Jusqu’à 11h40, il n'a pas été possible d'obtenir un commentaire officiel de la Présidence tunisienne sur les déclarations des responsables de l’ATJM.

Le président tunisien, Kaïs Saïed, avait indiqué, jeudi, lors d’une réunion du Conseil des ministres que la dissolution du Conseil supérieur de la magistrature est maintenue. Il a précisé qu’un décret présidentiel portant dissolution du CSM et son remplacement par un autre organe judiciaire, sera émis à cet effet.

Par voie de communiqué, rendu public dimanche, le CSM avait rejeté sa dissolution en l'absence d'un mécanisme juridique et constitutionnel permettant cette mesure, de même que de nombreux instances judiciaires et partis politiques ont rejeté la dissolution du Conseil.

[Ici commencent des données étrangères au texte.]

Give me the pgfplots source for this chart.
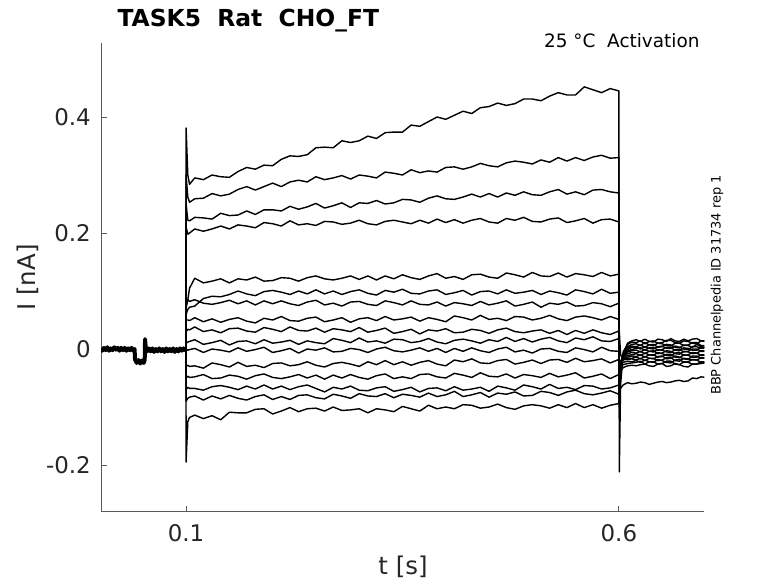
\documentclass[border=0pt]{standalone}
\usepackage{pgfplots}
\usepackage{pgfplotstable}
\pgfplotsset{compat=1.18}
\usepackage{fontspec}
\setmainfont{DejaVu Sans}
\definecolor{axisgray}{HTML}{5A5A5A}
\definecolor{lblgray}{HTML}{262626}

\pgfplotstableread{
t b
0.0015 0.001
0.003 -0.003
0.005 0.002
0.007 -0.002
0.009 0.003
0.011 -0.003
0.013 0.001
0.015 -0.002
0.017 0.003
0.019 -0.001
0.021 0.002
0.023 -0.003
0.025 0.002
0.027 -0.002
0.029 0.002
0.031 -0.003
0.033 0.001
0.035 -0.002
0.037 0.002
0.039 -0.003
0.0405 0.000
0.041 -0.018
0.043 -0.024
0.045 -0.019
0.047 -0.025
0.049 -0.020
0.051 -0.024
0.0522 -0.019
0.0526 0.017
0.0535 0.000
0.055 -0.004
0.057 0.001
0.059 -0.004
0.061 0.001
0.063 -0.005
0.065 0.000
0.067 -0.004
0.069 0.001
0.071 -0.004
0.073 0.000
0.075 -0.005
0.077 0.001
0.079 -0.004
0.081 0.000
0.083 -0.004
0.085 0.001
0.087 -0.005
0.089 0.000
0.091 -0.004
0.093 0.001
0.095 -0.003
0.097 0.001
0.099 -0.002
0.100 0.000
}\base

\pgfplotstableread{
t T1 T2 T3 T4 L1 L2 L3 L4 L5 L6 L7 L8 L9 L10 L11 L12
0.0999 0 0 0 0 0 0 0 0 0 0 0 0 0 0 0 0
0.100 .381 .300 .250 .210 .080 .060 .070 .050 .030 .010 .000 -.030 -.050 -.070 -.090 -.195
0.102 .300 .262 .222 .198 .085 .068 .085 .050 .034 .012 -.002 -.028 -.047 -.066 -.085 -.125
0.104 .284 .253 .221 .200 .105 .072 .082 .049 .033 .013 -.001 -.030 -.049 -.068 -.083 -.118
0.11 .295 .259 .227 .207 .122 .074 .085 .054 .038 .016 .001 -.029 -.048 -.068 -.081 -.114
0.12 .292 .260 .226 .203 .114 .087 .079 .047 .030 .008 -.006 -.033 -.044 -.071 -.088 -.120
0.13 .300 .268 .224 .207 .117 .091 .077 .052 .033 .011 .000 -.024 -.051 -.065 -.081 -.115
0.14 .297 .264 .234 .212 .121 .090 .080 .046 .028 .015 -.002 -.027 -.050 -.063 -.086 -.122
0.15 .296 .267 .230 .207 .114 .094 .084 .051 .035 .007 -.005 -.031 -.045 -.066 -.080 -.109
0.16 .306 .275 .231 .214 .121 .100 .078 .054 .036 .013 .002 -.023 -.047 -.070 -.085 -.110
0.17 .313 .280 .238 .212 .119 .095 .083 .048 .031 .014 -.004 -.030 -.052 -.064 -.088 -.110
0.18 .310 .274 .232 .209 .124 .092 .076 .045 .029 .009 -.001 -.028 -.046 -.069 -.082 -.104
0.19 .317 .280 .240 .218 .117 .099 .083 .053 .037 .016 .003 -.032 -.043 -.062 -.079 -.103
0.20 .316 .286 .240 .216 .118 .101 .078 .050 .034 .010 -.006 -.025 -.049 -.069 -.087 -.112
0.21 .327 .280 .238 .212 .123 .098 .083 .056 .030 .012 -.003 -.024 -.051 -.064 -.082 -.107
0.22 .333 .288 .246 .221 .122 .094 .078 .049 .038 .015 .001 -.029 -.048 -.070 -.087 -.101
0.23 .332 .291 .241 .214 .117 .100 .075 .048 .032 .008 -.007 -.027 -.044 -.065 -.080 -.108
0.24 .335 .288 .245 .216 .123 .095 .081 .053 .031 .014 .000 -.022 -.050 -.062 -.079 -.103
0.25 .347 .297 .251 .213 .126 .102 .084 .055 .036 .011 -.002 -.028 -.045 -.068 -.084 -.102
0.26 .348 .292 .243 .220 .121 .095 .076 .047 .029 .009 .002 -.031 -.052 -.074 -.086 -.107
0.27 .347 .295 .247 .219 .119 .100 .079 .050 .035 .018 -.005 -.025 -.045 -.066 -.078 -.100
0.28 .359 .299 .252 .215 .122 .094 .074 .054 .033 .015 -.004 -.023 -.050 -.069 -.081 -.106
0.29 .356 .293 .244 .217 .126 .099 .081 .046 .030 .011 .001 -.026 -.044 -.064 -.085 -.105
0.30 .359 .300 .252 .222 .120 .102 .082 .052 .037 .019 -.001 -.030 -.049 -.071 -.077 -.103
0.31 .367 .298 .251 .216 .126 .096 .077 .054 .029 .012 -.006 -.022 -.052 -.072 -.081 -.110
0.32 .363 .295 .256 .214 .119 .093 .075 .049 .032 .014 .000 -.027 -.046 -.067 -.082 -.103
0.33 .373 .305 .250 .220 .126 .101 .083 .056 .036 .010 .003 -.020 -.043 -.065 -.077 -.105
0.34 .374 .303 .252 .222 .121 .098 .080 .050 .027 .017 -.003 -.027 -.051 -.073 -.084 -.108
0.35 .374 .300 .258 .219 .128 .103 .076 .052 .030 .016 -.005 -.022 -.048 -.070 -.078 -.099
0.36 .386 .309 .257 .216 .123 .096 .083 .055 .034 .011 -.002 -.028 -.051 -.066 -.080 -.103
0.37 .384 .304 .253 .222 .120 .095 .077 .048 .026 .013 .002 -.023 -.044 -.074 -.083 -.107
0.38 .392 .307 .260 .217 .126 .100 .076 .054 .033 .018 -.004 -.020 -.043 -.068 -.076 -.097
0.39 .400 .305 .264 .224 .130 .102 .081 .051 .031 .012 .001 -.026 -.048 -.067 -.082 -.103
0.40 .396 .313 .259 .218 .122 .094 .074 .047 .035 .009 -.006 -.029 -.050 -.072 -.079 -.100
0.41 .403 .314 .258 .223 .125 .097 .080 .057 .028 .015 .001 -.019 -.042 -.065 -.073 -.103
0.42 .410 .310 .262 .217 .120 .101 .078 .054 .029 .017 -.004 -.022 -.045 -.071 -.082 -.096
0.43 .406 .314 .267 .222 .128 .093 .075 .050 .034 .014 .002 -.017 -.049 -.069 -.079 -.097
0.44 .416 .320 .262 .225 .129 .099 .082 .058 .032 .010 -.003 -.024 -.041 -.066 -.075 -.102
0.45 .418 .316 .268 .219 .124 .100 .076 .051 .027 .016 -.006 -.025 -.047 -.073 -.083 -.100
0.46 .424 .314 .262 .217 .122 .095 .079 .053 .033 .013 .000 -.020 -.048 -.064 -.076 -.095
0.47 .420 .321 .269 .225 .131 .102 .083 .049 .036 .020 .003 -.018 -.043 -.067 -.078 -.101
0.48 .423 .324 .265 .222 .128 .096 .074 .056 .030 .013 -.005 -.026 -.050 -.071 -.074 -.104
0.49 .431 .322 .271 .227 .124 .098 .077 .055 .028 .018 -.002 -.023 -.044 -.062 -.081 -.098
0.50 .431 .319 .266 .220 .132 .101 .081 .050 .031 .012 -.007 -.019 -.046 -.065 -.080 -.096
0.51 .428 .326 .265 .219 .126 .094 .072 .053 .033 .017 .000 -.025 -.049 -.069 -.073 -.098
0.52 .436 .322 .271 .224 .125 .100 .079 .058 .027 .020 .001 -.019 -.042 -.061 -.075 -.102
0.53 .442 .330 .275 .226 .131 .097 .077 .052 .032 .014 -.004 -.018 -.048 -.068 -.080 -.096
0.54 .438 .324 .267 .218 .124 .093 .081 .049 .025 .011 -.006 -.023 -.045 -.066 -.074 -.101
0.55 .438 .330 .271 .221 .130 .102 .074 .055 .032 .019 .002 -.016 -.041 -.070 -.071 -.094
0.56 .452 .325 .266 .225 .128 .099 .075 .057 .027 .016 -.001 -.022 -.050 -.063 -.077 -.101
0.57 .447 .331 .274 .217 .125 .095 .080 .054 .033 .021 -.005 -.020 -.047 -.064 -.079 -.096
0.58 .442 .334 .275 .223 .132 .103 .078 .050 .028 .014 .003 -.017 -.043 -.069 -.076 -.102
0.59 .449 .329 .271 .224 .126 .096 .073 .056 .025 .013 -.003 -.024 -.051 -.067 -.072 -.097
0.60 .445 .330 .269 .219 .129 .098 .079 .051 .031 .018 -.004 -.018 -.044 -.062 -.078 -.094
0.6005 -.212 -.120 -.100 -.085 -.070 -.060 -.050 -.045 -.040 -.035 -.030 .030 -.035 -.045 -.055 -.075
0.602 -.060 -.040 -.035 -.030 -.028 -.025 -.022 -.022 -.022 -.022 -.022 -.010 -.026 -.032 -.038 -.068
0.605 -.010 -.005 -.008 -.008 -.010 -.010 -.012 -.013 -.015 -.017 -.019 -.018 -.023 -.027 -.032 -.062
0.610 .010 .008 .004 .002 -.001 -.003 -.005 -.008 -.011 -.014 -.016 -.018 -.021 -.025 -.029 -.058
0.615 .014 .012 .008 .005 .003 -.001 -.003 -.006 -.010 -.012 -.016 -.017 -.022 -.024 -.028 -.060
0.620 .016 .011 .009 .004 .003 .001 -.002 -.007 -.008 -.013 -.014 -.019 -.020 -.023 -.029 -.059
0.625 .013 .014 .006 .007 .000 .002 -.005 -.004 -.011 -.010 -.017 -.016 -.023 -.021 -.027 -.057
0.630 .017 .009 .011 .003 .004 -.002 -.001 -.008 -.007 -.014 -.013 -.020 -.019 -.026 -.026 -.058
0.635 .013 .013 .007 .007 .001 .002 -.004 -.004 -.010 -.010 -.016 -.016 -.022 -.022 -.029 -.061
0.640 .012 .014 .006 .008 .000 .003 -.005 -.003 -.011 -.010 -.017 -.016 -.023 -.022 -.030 -.059
0.645 .017 .010 .010 .003 .004 -.002 -.001 -.008 -.006 -.014 -.013 -.020 -.018 -.026 -.026 -.057
0.650 .016 .011 .009 .004 .005 -.001 -.002 -.007 -.008 -.013 -.012 -.019 -.020 -.025 -.025 -.056
0.655 .013 .015 .006 .008 .001 .003 -.005 -.003 -.011 -.009 -.017 -.015 -.023 -.021 -.030 -.058
0.660 .018 .015 .005 .007 .001 .002 -.006 -.004 -.012 -.009 -.016 -.015 -.024 -.021 -.029 -.057
0.665 .014 .011 .010 .003 .005 -.002 -.001 -.008 -.007 -.014 -.012 -.020 -.019 -.026 -.025 -.055
0.670 .013 .010 .010 .002 .003 -.003 -.001 -.009 -.006 -.015 -.014 -.021 -.018 -.027 -.027 -.054
0.675 .017 .014 .006 .007 .000 .002 -.005 -.004 -.011 -.010 -.017 -.016 -.023 -.022 -.030 -.056
0.680 .014 .013 .007 .006 -.001 .001 -.004 -.005 -.010 -.011 -.018 -.017 -.022 -.023 -.031 -.055
0.685 .017 .010 .011 .003 .004 -.002 .000 -.008 -.006 -.014 -.012 -.019 -.018 -.026 -.026 -.050
0.690 .018 .009 .011 .008 .004 -.002 .000 -.007 -.007 -.014 -.012 -.019 -.019 -.026 -.026 -.051
0.695 .014 .014 .006 .004 .001 .003 -.004 -.003 -.011 -.010 -.016 -.015 -.023 -.022 -.025 -.048
0.700 .013 .014 .006 .003 .002 .003 -.004 -.003 -.011 -.010 -.016 -.015 -.023 -.022 -.024 -.049
}\steps

\begin{document}
\begin{tikzpicture}
\useasboundingbox (0,0) rectangle (778bp,583bp);
\begin{axis}[
  scale only axis,
  width=603.3bp, height=468.7bp,
  at={(101bp,71.3bp)}, anchor=south west,
  xmin=0.0017, xmax=0.6987,
  ymin=-0.2805, ymax=0.5276,
  axis x line*=bottom, axis y line*=left,
  xtick={0.1,0.6}, xticklabels={0.1,0.6},
  ytick={-0.2,0,0.2,0.4}, yticklabels={-0.2,0,0.2,0.4},
  tick align=inside, major tick length=6bp,
  axis line style={draw=axisgray, line width=0.9bp},
  tick style={draw=axisgray, line width=0.9bp},
  ticklabel style={font=\fontsize{23}{27}\selectfont, text=lblgray},
  yticklabel style={inner sep=0pt, xshift=-10bp},
  xticklabel style={inner sep=0pt, yshift=-13bp},
  clip=true,
]
\addplot[black, line width=4bp, line join=round] table[x=t, y=b] {\base};
\pgfplotsinvokeforeach{T1,T2,T3,T4,L1,L2,L3,L4,L5,L6,L7,L8,L9,L10,L11,L12}{
  \addplot[black, line width=1.4bp, line join=round] table[x=t, y=#1] {\steps};
}
\end{axis}
\node[anchor=base west, font=\fontsize{23.5}{28}\selectfont\bfseries, text=black] at (114bp,556.3bp) {TASK5\ \ Rat\ \ CHO\_FT};
\node[anchor=base east, font=\fontsize{18.5}{22}\selectfont, text=black] at (703bp,535.7bp) {25 °C\ \ Activation};
\node[rotate=90, font=\fontsize{24.5}{29}\selectfont, text=lblgray] at (27.5bp,305.5bp) {I [nA]};
\node[font=\fontsize{24.5}{29}\selectfont, text=lblgray] at (403bp,16bp) {t [s]};
\node[rotate=90, font=\fontsize{13}{16}\selectfont, text=black] at (717bp,298bp) {BBP Channelpedia ID 31734 rep 1};
\end{tikzpicture}
\end{document}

La dissolution du CSM a également suscité l’inquiétude des chancelleries étrangères et une grave polémique à l’intérieur du pays tout comme à l’étranger, au milieu des appels à rétablir l’organe judiciaire.

Le CSM est une instance indépendante inscrite dans le texte de la Constitution, chargée, entre autres de garantir l'indépendance de la justice, de sanctionner les magistrats et de gérer leurs promotions et carrières.

La Tunisie est en proie depuis le 25 juillet dernier à une crise politique aiguë, lorsque Kaïs Saïed avait imposé une série de mesures d'exception, s’agissant, notamment, de la suspension des activités du Parlement et du limogeage du chef du gouvernement, tout en accaparant le pouvoir exécutif et en légiférant par voie de décrets.

Saïed, qui avait entamé un mandat présidentiel de cinq ans en 2019, a dit que ses décisions sont des mesures prises dans le cadre de la Constitution pour protéger l'Etat « d'un péril imminent », mettant l'accent sur la préservation des droits et des libertés.